The researchers are on the march

Dec 16, 2009 16:32

http://news.bbc.co.uk/1/hi/education/8415017.stm

While bonus points for medium-term impact for research which is not of world-leading or nationally-leading status seems a fine idea, the terms in which HEFCE made its proposal appear to mean that a medium-term impact outside academia will be a key component of attracting funding for any research.

This has understandably concerned those in academia and research, who are also facing swingeing cuts over the next few years due to the towering burden of public debt incurred on behalf of the banking sector.

As I've mentioned before (at length), much significant research is often untied to immediate, or any, public or business impact. However it can have massive impact on society, culture and living decades later (once follow-on research picks up on its innovations). The nature of the global research community means that research acting on an idea is often carried out in stages (not necessarily linear) by a number of institutions across the world, rather than chased along a single line by the originators. Picking the intellectual expertise of the country and the globe allows a wider pool of approaches, ideas, and funding to be brought to bear on problems and come up with applications, if any. Important research can be blue-skies, take years or decades for the initial breakthrough and reach the public via numerous multi-institutional follow-on stages, refined over decades. Examples from Darwin's 'Origin of the Species' to the launch of home computers litter discussions of the measurability and time frames of research outcomes and inadvisability of the current proposal. Just because business cycles fit a five year pattern, doesn't mean all human efforts do.

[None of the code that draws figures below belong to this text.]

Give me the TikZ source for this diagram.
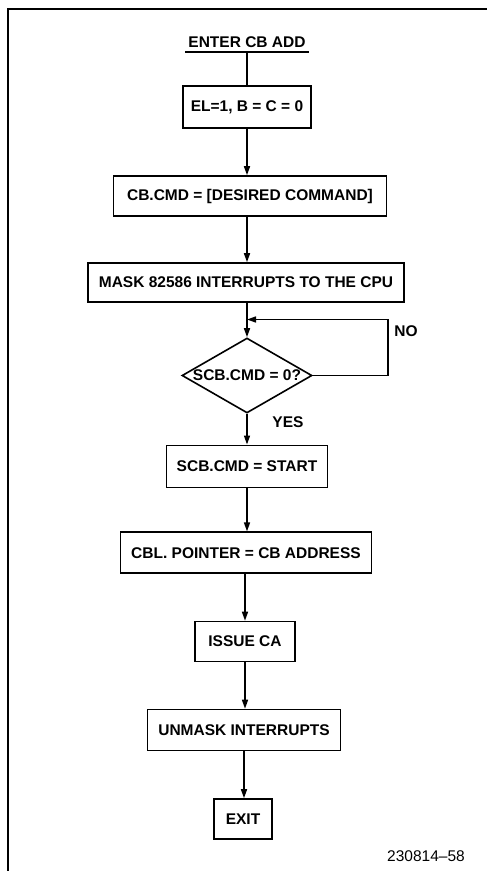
\documentclass[tikz,border=0pt]{standalone}
\usepackage{fontspec}
\setmainfont{Liberation Sans}
\usetikzlibrary{arrows.meta,shapes.geometric}
\tikzset{
  blk/.style={draw,line width=1.6pt,minimum height=40pt,inner sep=0pt,
    font=\fontsize{15.5}{18}\selectfont\bfseries},
  cond/.style={draw,diamond,line width=1.6pt,minimum width=130pt,
    minimum height=75pt,inner sep=0pt},
  lbl/.style={font=\fontsize{15.5}{18}\selectfont\bfseries,inner sep=0pt},
  arr/.style={line width=1.5pt,-{Triangle[length=9pt,width=6pt]}},
  ln/.style={line width=1.5pt}
}
\begin{document}
\begin{tikzpicture}[x=1pt,y=-1pt]
  \useasboundingbox (0,0) rectangle (487,871);
  % frame
  \draw[line width=2pt] (7.5,871) -- (7.5,8.7) -- (487,8.7);
  % blocks
  \node[lbl,minimum width=124pt,anchor=base] (enter) at (247,47) {ENTER CB ADD};
  \draw[line width=2pt] (185,52) -- (309,52);
  \coordinate (top) at (247,52);
  \node[blk,minimum width=128pt,minimum height=42pt] (init) at (247,107) {EL=1, B = C = 0};
  \node[blk,minimum width=273pt] (cmd) at (250,196) {CB.CMD = [DESIRED COMMAND]};
  \node[blk,minimum width=316pt,minimum height=39pt] (mask) at (246,282.5) {MASK 82586 INTERRUPTS TO THE CPU};
  \node[cond,label=center:{\fontsize{15.5}{18}\selectfont\bfseries SCB.CMD = 0?}] (test) at (247,375.5) {};
  \node[blk,minimum width=161pt,minimum height=42pt] (start) at (247,466.3) {SCB.CMD = START};
  \node[blk,minimum width=251pt,minimum height=41pt] (ptr) at (246,552.7) {CBL. POINTER = CB ADDRESS};
  \node[blk,minimum width=100pt] (ca) at (245,641.5) {ISSUE CA};
  \node[blk,minimum width=193pt,minimum height=41pt] (unmask) at (244,730) {UNMASK INTERRUPTS};
  \node[blk,minimum width=58pt] (exit) at (243,819) {EXIT};
  \coordinate (join) at (247,319.5);
  % connectors
  \draw[ln] (top) -- (init);
  \draw[arr] (init) -- (init |- cmd.north);
  \draw[arr] (init |- cmd.south) -- (init |- mask.north);
  \draw[ln] (mask.south -| join) -- (join);
  \draw[arr] (join) -- (test.north);
  \draw[arr] (test.east) -- ++(75,0) |- (join);
  \draw[arr] (test.south) -- (test.south |- start.north);
  \draw[arr] (start.south) -- (start.south |- ptr.north);
  \draw[arr] (ptr.south -| ca) -- (ca.north);
  \draw[arr] (ca) -- (ca |- unmask.north);
  \draw[arr] (unmask) -- (unmask |- exit.north);
  % labels
  \node[lbl] (no) at (406,331) {NO};
  \node[lbl] (yes) at (288,422) {YES};
  \node[font=\fontsize{15.5}{18}\selectfont,inner sep=0pt] (fig) at (426,856) {230814--58};
\end{tikzpicture}
\end{document}
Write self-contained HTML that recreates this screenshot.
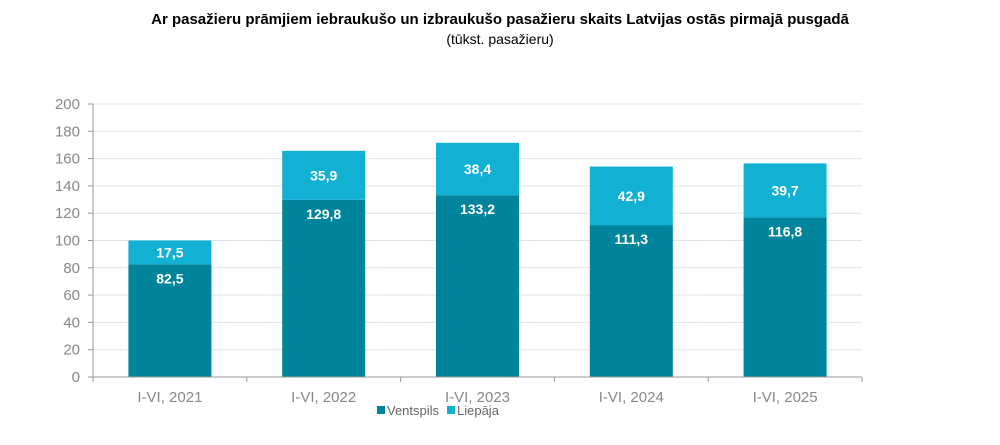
<!DOCTYPE html>
<html><head><meta charset="utf-8"><style>
body{margin:0;background:#fff;font-family:"Liberation Sans",sans-serif}
svg text{font-family:"Liberation Sans",sans-serif}
</style></head><body>
<svg width="1000" height="440">
<text x="500" y="24" text-anchor="middle" font-size="15" font-weight="bold" fill="#000">Ar pasažieru prāmjiem iebraukušo un izbraukušo pasažieru skaits Latvijas ostās pirmajā pusgadā</text>
<text x="500" y="44" text-anchor="middle" font-size="14" fill="#000">(tūkst. pasažieru)</text>
<g id="grid"></g><g id="bars"></g><g id="axes"></g>
<g>
<rect x="377" y="406" width="8" height="8" fill="#00849b"/>
<text x="387" y="415" font-size="13" fill="#666">Ventspils</text>
<rect x="447" y="406" width="8" height="8" fill="#12b0d2"/>
<text x="457" y="415" font-size="13" fill="#666">Liepāja</text>
</g>
</svg>
<script>
const categories=["I-VI, 2021","I-VI, 2022","I-VI, 2023","I-VI, 2024","I-VI, 2025"];
const ventspils=[82.5,129.8,133.2,111.3,116.8];
const liepaja=[17.5,35.9,38.4,42.9,39.7];
const yTicks=[0,20,40,60,80,100,120,140,160,180,200];
const NS="http://www.w3.org/2000/svg";
const x0=93,x1=862,y0=377,y1=104,yMax=200;
const bw=(x1-x0)/categories.length;
const Y=v=>y0-(v/yMax)*(y0-y1);
const X=i=>x0+bw*(i+0.5);
function mk(t,a,p){const e=document.createElementNS(NS,t);for(const k in a)e.setAttribute(k,a[k]);p.appendChild(e);return e;}
const grid=document.getElementById('grid'),bars=document.getElementById('bars'),axes=document.getElementById('axes');
yTicks.forEach(v=>{
 if(v>0){const l=mk('line',{x1:x0,x2:x1,y1:Y(v),y2:Y(v),stroke:'#e3e3e3','stroke-width':1},grid);
 
 }
 const tk=mk('line',{x1:x0-5,x2:x0,y1:Y(v),y2:Y(v),stroke:'#999'},axes);
 
 
 const t=mk('text',{x:x0-13,y:Y(v)+5,'text-anchor':'end','font-size':15,fill:'#888'},axes);
 t.textContent=v;
 
 
});
const ya=mk('line',{x1:x0,x2:x0,y1:y1,y2:y0,stroke:'#999'},axes);


const xa=mk('line',{x1:x0,x2:x1,y1:y0,y2:y0,stroke:'#999'},axes);


for(let i=0;i<=categories.length;i++){
 const tk=mk('line',{x1:x0+bw*i,x2:x0+bw*i,y1:y0,y2:y0+5,stroke:'#999'},axes);
 
 
}
const w=83;
categories.forEach((c,i)=>{
 const cx=X(i),v=ventspils[i],l=liepaja[i];
 const r1=mk('rect',{x:cx-w/2,y:Y(v),width:w,height:y0-Y(v),fill:'#00849b'},bars);
 
 
 const r2=mk('rect',{x:cx-w/2,y:Y(v+l),width:w,height:Y(v)-Y(v+l),fill:'#12b0d2'},bars);
 
 
 const t1=mk('text',{x:cx,y:Y(v)+19,'text-anchor':'middle','font-size':14,'font-weight':'bold',fill:'#fff'},bars);
 t1.textContent=String(v).replace('.',',');
 
 
 const t2=mk('text',{x:cx,y:(Y(v)+Y(v+l))/2+5,'text-anchor':'middle','font-size':14,'font-weight':'bold',fill:'#fff'},bars);
 t2.textContent=String(l).replace('.',',');
 
 
 const ct=mk('text',{x:cx,y:402,'text-anchor':'middle','font-size':15,fill:'#888'},axes);
 ct.textContent=c;
 
 
});
</script>
</body></html>
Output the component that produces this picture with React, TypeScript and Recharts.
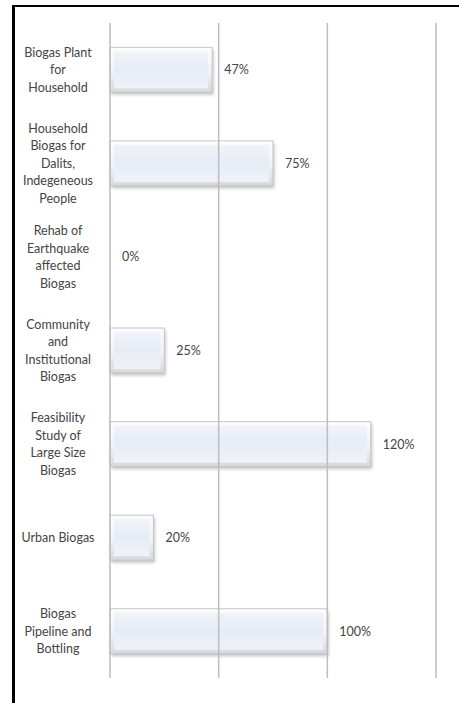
import { BarChart, Bar, XAxis, YAxis, ReferenceLine, LabelList } from 'recharts';

const categories = [
  'Biogas Plant\nfor\nHousehold',
  'Household\nBiogas for\nDalits,\nIndegeneous\nPeople',
  'Rehab of\nEarthquake\naffected\nBiogas',
  'Community\nand\nInstitutional\nBiogas',
  'Feasibility\nStudy of\nLarge Size\nBiogas',
  'Urban Biogas',
  'Biogas\nPipeline and\nBottling',
];
const progress = [0.47, 0.75, 0, 0.25, 1.2, 0.2, 1.0];
const xTicks = [0, 0.5, 1, 1.5];

const data = categories.map((name, i) => ({ name, value: progress[i] }));

const FONT = 'Lato, "Open Sans", sans-serif';
const TEXT = '#444';

function CategoryTick(props: any) {
  const { x, y, payload } = props;
  const lines: string[] = String(payload.value).split('\n');
  const lh = 17.5;
  const start = y - ((lines.length - 1) * lh) / 2;
  return (
    <g>
      {lines.map((ln, i) => (
        <text
          key={i}
          x={x - 44}
          y={start + i * lh}
          textAnchor="middle"
          dominantBaseline="central"
          fontSize={12.5}
          fontFamily={FONT}
          fill={TEXT}
        >
          {ln}
        </text>
      ))}
    </g>
  );
}

function GlassBar(props: any) {
  const { x, y, width, height } = props;
  if (!width || width <= 0) return null;
  const inset = Math.min(4, width / 4);
  return (
    <g>
      <rect x={x + 1.5} y={y + 2.5} width={width} height={height} fill="#808080" opacity={0.45} filter="url(#soft)" />
      <rect x={x} y={y} width={width} height={height} fill="url(#outer)" stroke="#c3c5ca" strokeWidth={1} />
      <rect
        x={x + inset}
        y={y + inset}
        width={Math.max(0, width - inset * 2)}
        height={height - inset * 2}
        fill="url(#inner)"
      />
    </g>
  );
}

export default function App() {
  return (
    <div style={{ position: 'absolute', left: 0, top: 0, width: 459, height: 703, overflow: 'hidden', background: '#fff' }}>
      <div
        style={{
          position: 'absolute',
          left: 12,
          top: 5,
          width: 470,
          height: 720,
          borderLeft: '3px solid #000',
          borderTop: '2px solid #000',
        }}
      />
      <div style={{ position: 'absolute', left: 0, top: 0 }}>
        <BarChart
          width={459}
          height={703}
          data={data}
          layout="vertical"
          margin={{ top: 23, right: 23, bottom: 25, left: 10 }}
          barCategoryGap="26%"
        >
          <defs>
            <linearGradient id="outer" x1="0" y1="0" x2="0" y2="1">
              <stop offset="0%" stopColor="#fdfdfe" />
              <stop offset="55%" stopColor="#f1f2f5" />
              <stop offset="100%" stopColor="#d6d8dc" />
            </linearGradient>
            <linearGradient id="inner" x1="0" y1="0" x2="0" y2="1">
              <stop offset="0%" stopColor="#f0f3f8" />
              <stop offset="50%" stopColor="#e6ecf6" />
              <stop offset="100%" stopColor="#eff2f7" />
            </linearGradient>
            <filter id="soft" x="-10%" y="-10%" width="120%" height="130%">
              <feGaussianBlur stdDeviation="1.5" />
            </filter>
          </defs>
          <XAxis type="number" domain={[0, 1.5]} ticks={xTicks} hide />
          <YAxis
            type="category"
            dataKey="name"
            width={100}
            axisLine={false}
            tickLine={false}
            tick={<CategoryTick />}
            interval={0}
          />
          {xTicks.map((t) => (
            <ReferenceLine key={t} x={t} stroke="#bdbdbd" strokeWidth={1.5} />
          ))}
          <Bar dataKey="value" shape={<GlassBar />} isAnimationActive={false}>
            <LabelList
              dataKey="value"
              position="right"
              offset={12}
              formatter={(v: any) => `${Math.round(Number(v) * 100)}%`}
              style={{ fontSize: 12.5, fontFamily: FONT, fill: TEXT }}
            />
          </Bar>
        </BarChart>
      </div>
    </div>
  );
}
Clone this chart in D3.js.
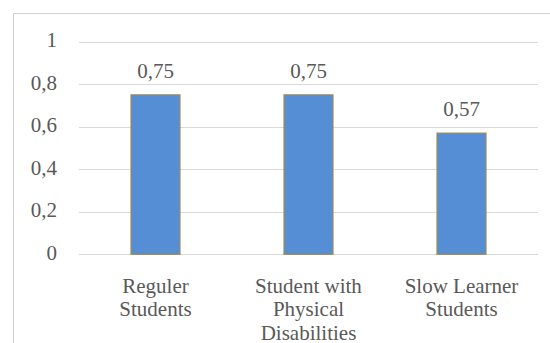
<!DOCTYPE html>
<html><head><meta charset="utf-8">
<script src="https://cdn.jsdelivr.net/npm/d3@7"></script>
</head><body style="margin:0">
<svg id="c" width="550" height="343" font-family="Liberation Serif" style="font-family:'Liberation Serif'"></svg>
<script>
const categories = [["Reguler","Students"],["Student with","Physical","Disabilities"],["Slow Learner","Students"]];
const values = [0.75, 0.75, 0.57];
const valueLabels = ["0,75","0,75","0,57"];
const yTicks = [0, 0.2, 0.4, 0.6, 0.8, 1];
const yTickLabels = ["0","0,2","0,4","0,6","0,8","1"];

(function(){
const svg = d3.select("#c");
const W = 550, H = 343;
const fs = 21, tc = "#595959";
svg.append("rect").attr("width",W).attr("height",H).attr("fill","#fff");
svg.append("rect").attr("x",13.5).attr("y",13.5).attr("width",W).attr("height",H).attr("fill","none").attr("stroke","#d0d0d0");

const pL = 79, pR = 538, pT = 41.7, pB = 254.3;
const y = d3.scaleLinear().domain([0,1]).range([pB, pT]);
const x = d3.scaleBand().domain(d3.range(categories.length)).range([pL,pR]).paddingInner(0.68).paddingOuter(0.34);

const g = svg.append("g").attr("font-family","Liberation Serif").attr("font-size",fs);
g.selectAll("line.grid").data(yTicks).join("line")
  .attr("x1",pL).attr("x2",pR)
  .attr("y1",d=>Math.round(y(d))+0.5).attr("y2",d=>Math.round(y(d))+0.5)
  .attr("stroke","#d9d9d9").attr("stroke-width",1);

function stext(sel, xx, yy, anchor){
  return sel.attr("x",xx).attr("y",yy)
    .attr("text-anchor",anchor)
    .attr("font-family","Liberation Serif")
    .attr("font-size",fs)
    .style("font-family","Liberation Serif")
    .style("font-size",fs+"px").attr("fill",tc);
}

g.selectAll("text.yt").data(yTicks).join("text").each(function(d,i){
  stext(d3.select(this), 57, y(d)+5.5, "end").text(yTickLabels[i]);
});

g.selectAll("rect.bar").data(values).join("rect")
  .attr("x",(d,i)=>x(i)).attr("width",x.bandwidth())
  .attr("y",d=>y(d)).attr("height",d=>y(0)-y(d))
  .attr("fill","#558ed5").attr("stroke","#9c8c55").attr("stroke-width",1.2);

g.selectAll("text.vl").data(values).join("text").each(function(d,i){
  stext(d3.select(this), x(i)+x.bandwidth()/2, y(d)-17, "middle").text(valueLabels[i]);
});

categories.forEach((lines,i)=>{
  lines.forEach((ln,j)=>{
    stext(g.append("text"), x(i)+x.bandwidth()/2, 292.5 + j*23.5, "middle").text(ln);
  });
});
})();
</script>
</body></html>
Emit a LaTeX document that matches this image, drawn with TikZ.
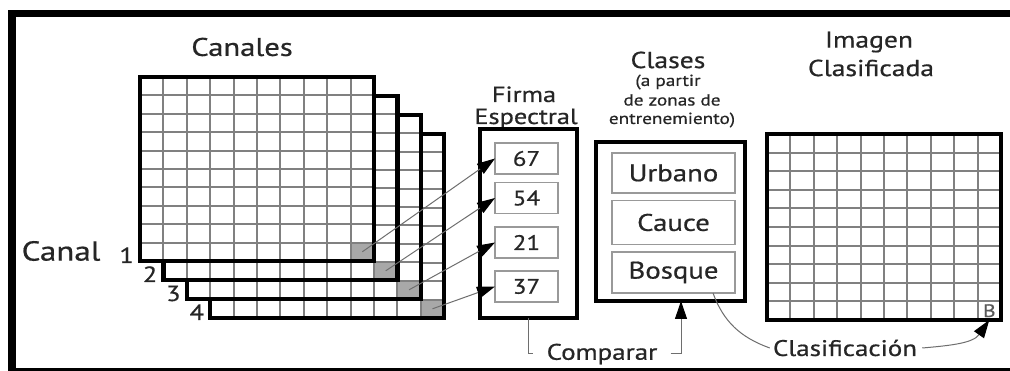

While I'd realised that the five year time frame in the HEFCE proposal was too limited, the knock-on effects of the funding structure would possibly be even more destructive. Impact measured as relating to a particular institution would encourage more rigid institutional ownership of ideas and their development (plus increased rows over origination), obstructing the workings of the UK research community and hampering its institutions global engagement.

The educational activities of universities produce (one hopes) well informed, questioning minds for roles in other fields, and public funding recognises that this is in itself good for the national interest, and isn't just left for the industries which in particular to fund according to their narrow interest. Independent pure and applied research generates ideas and technologies which drive and are taken up by industries, businesses and governments, but the gradual and immeasureable impacts of healthy pursuit of academic rigour and intellectual excellence nurture successful societies in many ways, and it is in the public interest for these to be supported. Research bringing particular benefits to industry can be (and is) funded by those industries (in-house or university collaborations)- its part of the basic costs. Public funding of university research isn't targeted as a subsidy to the industrial and business sector, and shouldn't be repurposed in this way by stealth.

Intriguingly, all reporting of this research funding issue is located in the education sections of news media. Academia goes beyond churning out graduates and PHds for the civil service and business management fast-tracking, in fact you could regard a the teaching aspects as an in-house training ground identifying people capable of going into the business end of the research, and the wider benefits as welcome by-products (though that's obviously a deliberately blinkered and simplistic view).

In between funding squeezes, ever expanded or additional government generated targets for their activities, and libel law interfering with public critical discourse academics and academic thinkers are feeling rather beleaguered at the moment.